I sprinkled some salt and sugar crystals on top to add to the sweetness a bit-and I decided that this was a great idea. Nothing beats a pretzel bite, people. Nothing.
Whole Wheat Peanut Butter-Filled Pretzel Bites (with Wild Friends Nut Butter)
Servings: about 40-50 pretzel bites
For the pretzel bites:
1 and 1/2 teaspoons active dry yeast
2 tablespoons plus 1 teaspoon packed light brown sugar, divided
1/4 cup warm water (110-115°F)
1 cup warm milk (110-115°F)
1 and 1/2 cups all-purpose flour
1 and 1/2 cups whole wheat flour, plus more if needed and for rolling your dough
1/2 cup Wild Friends Chocolate Coconut Peanut Butter, or more if you like
6 cups water
4 teaspoons baking soda
For brushing onto the warm pretzel bites:
1/2 stick unsalted butter, melted
Coarse sea salt, for sprinkling
Sugar crystals, for sprinkling
1. For the pretzel bites: In the bowl of your standing mixer fitted with the paddle attachment, combine the yeast, 1 teaspoon brown sugar and warm water, and let the mixture stand until foamy, about 5-6 minutes.

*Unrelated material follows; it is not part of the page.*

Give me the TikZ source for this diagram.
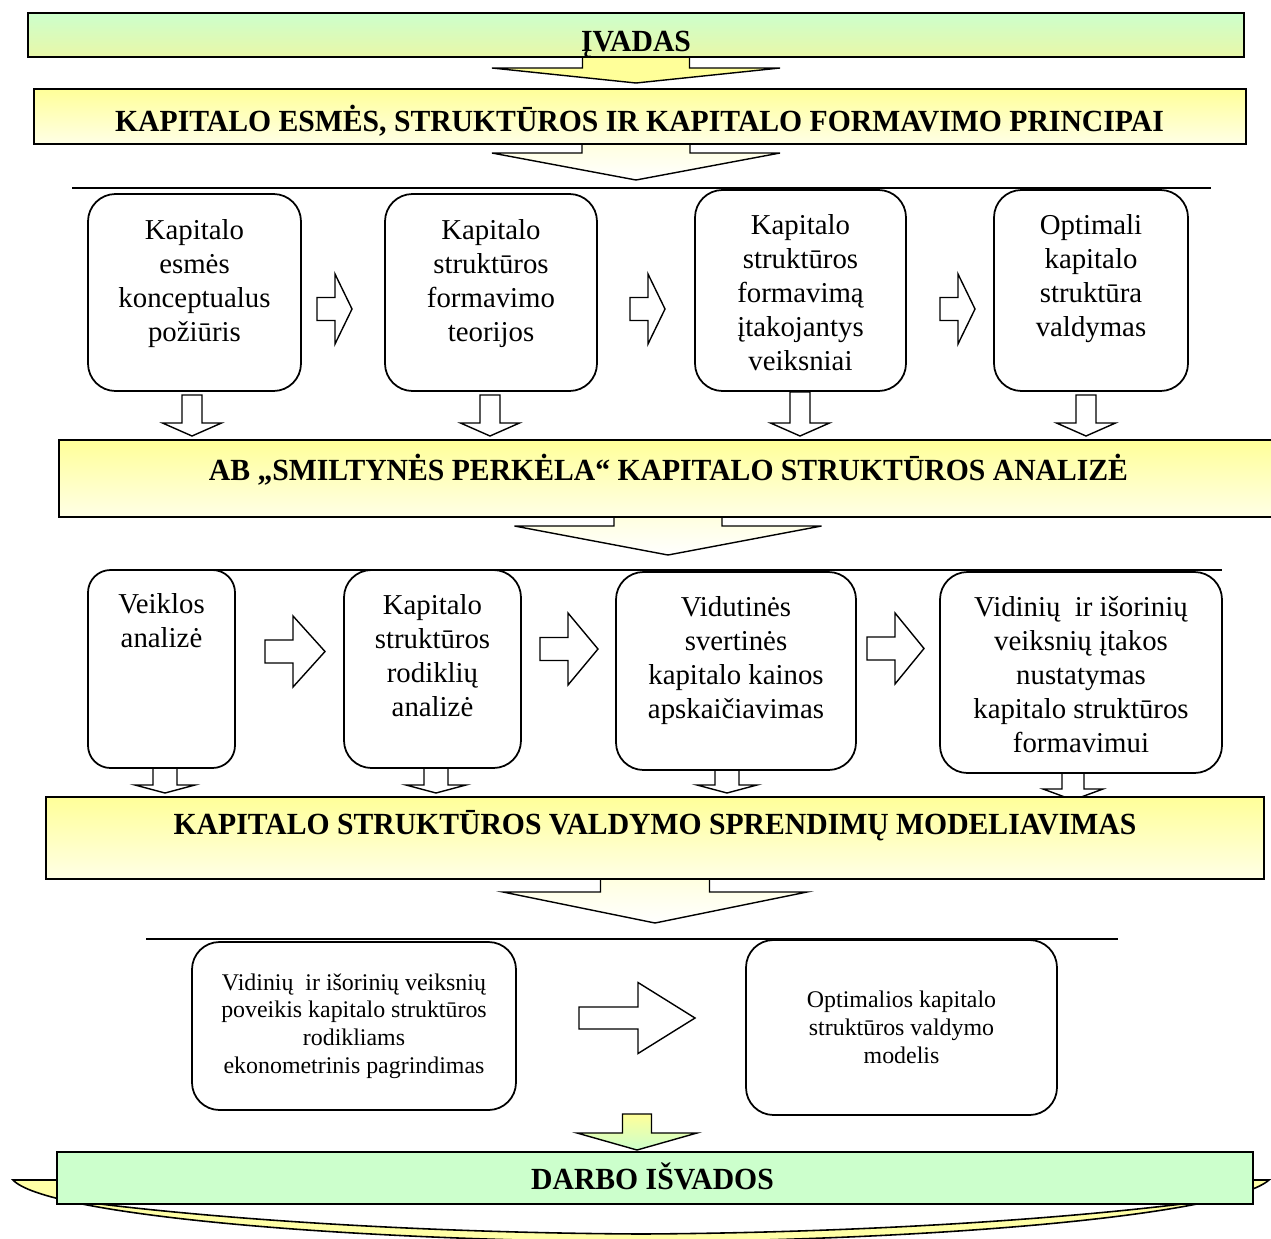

2. In a separate bowl, stir remaining 2 tablespoons brown sugar into warm milk until dissolved.
3. With the mixer running on low speed, add both of the flours and the brown sugar/milk to the yeast mixture, mixing until a soft dough forms, adding up to 1/2 cup additional whole wheat flour, if necessary.
4. Turn out dough onto a lightly floured surface and gently knead a few times to form a smooth ball.
5. Transfer the dough to a clean bowl, cover with a light towel and let rise at room temperature, about 2 hours. (Meanwhile, if you choose to pipe your peanut butter out onto parchment paper and freeze it, now would be a good time.)
6. Once the dough has risen, preheat the oven to 400 degrees with the racks in the upper and lower thirds, and line two rimmed baking sheets with parchment paper.
7. Turn out dough onto a lightly floured surface and cut into 4 equal pieces.
8. Lightly dust your hands with flour, then gently roll and stretch 1 piece of dough to form a 12-inch-long rope.
9. Flatten dough and arrange so a long side is nearest you, then roll out to a roughly 12- by 4-inch rectangle with a lightly floured rolling pin.
10. Gently press the frozen peanut butter drops into the lower third of the rectangle, leaving a 1/2-inch border along bottom edge.
11. Stretch bottom edge of dough up over the peanut butter drops and press tightly to seal, then roll up as tightly as possible to form a rope.
12. Cut the rope into individual pieces (you will be able to feel the frozen peanut butter inside the dough, so you will know where to cut it), squeezing the dough around the peanut butter on either side to tightly seal the pretzel bite and transfer to your prepared pan.
13. Repeat the process, making three more ropes with remaining dough and peanut butter and cut into pieces, transferring to the prepared baking pans.
14. Let the pretzel bites rest at room temperature, uncovered, about 30 minutes.
15. Meanwhile, the six cups of water to a boil in a Dutch oven or large saucepan.
16. Reduce heat to medium and stir in baking soda. (Careful-the water will bubble and rise!)
17. Cook the pretzel bites in batches in the water, turning once, until slightly puffed, about 20 seconds.
18. Transfer with a slotted spoon or tongs to prepared baking sheets.
19. Bake until puffed and golden-brown, about 15 minutes (cheese may ooze slightly).
20. Immediately after removing the pretzel bites from the oven, lightly brush each one with the melted butter and sprinkle with sea salt and sugar crystals.